Apesar de 2016 ficar marcado por um decréscimo da publicação de poesia traduzida para português, esta antologia de Saint-John Perse, (pseudónimo do diplomata francês Alexis Léger) da Assírio & Alvim, com tradução assinada por João Moita, deixa-nos um pouco reconfortados. O poeta prémio Nobel da Literatura em 1960, tinha apenas dois livros traduzidos entre nós: Anabase, na Relógio D´Água e Pássaros, na extinta Hiena. Esta antologia vem dar-nos a possibilidade de conhecermos a amplitude da obra deste poeta, que foi também um político fundamental na Europa dos anos 30. Poesia hínica, versos longos de fulgor épico, lendário, feita das coisas que permanecem, da luta de homens estoicos como o próprio Perse, de imagens estranhas e claras que encantaram também T.S Eliot e Rilke que o traduziram e Marcel Proust que a evoca no seu Em Busca do Tempo Perdido.

“O Homem Fatal”, Nelson Rodrigues (Tinta da China)

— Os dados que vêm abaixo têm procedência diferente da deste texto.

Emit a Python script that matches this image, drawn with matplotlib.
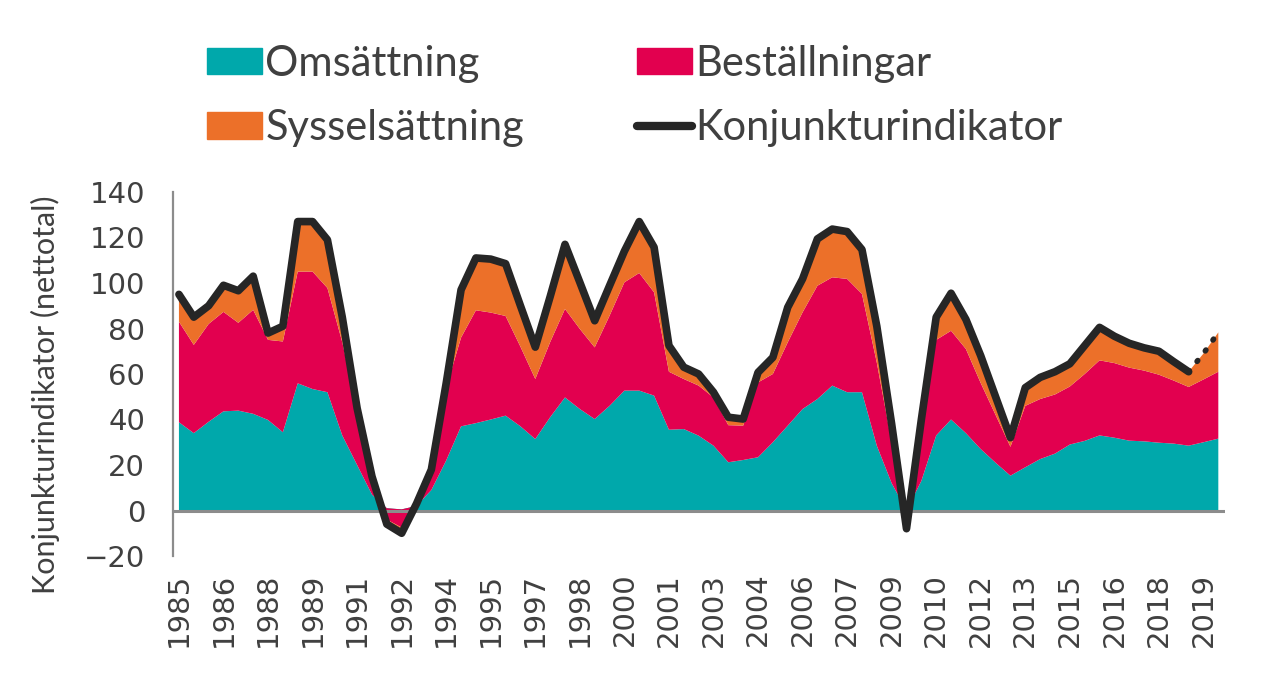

Celebremos não apenas um mas três. Os três livros com que a editora Tinta da China inaugurou a publicação das obras de Nelson Rodrigues, o anjo pornográfico, o escritor que gostava de olhar o mundo sempre pelo “lado que fede”. O Homem Fatal remete-nos para o tempo glorioso de quando a crónica era menos um género jornalístico e mais um género literário onde comungavam os escritores mais talentosos fazendo pequenas obras-prima numa coluna de jornal. Crónicas que nos devoram como Cronos (deus do Tempo e raiz da palavra “Crónica”) devorava os seus filhos. A juntar a este há ainda o livro de memórias A Menina Sem Estrela e os contos A Vida como Ela É.

O Pior

“Vem à Quinta-Feira”, Filipa Leal (Assírio & Alvim)

Numa carta a Eugénio de Andrade, Agustina escreveu com a sua habitual sageza: “A poesia não é feita de palavras, mas da cólera de não sermos deuses”. Ora um dos problemas da atual poesia portuguesa é que os poetas abdicaram de querer de si qualquer coisa semelhante ao divino. O livro de Filipa Leal é paradigmático de uma poesia que fica pela superfície.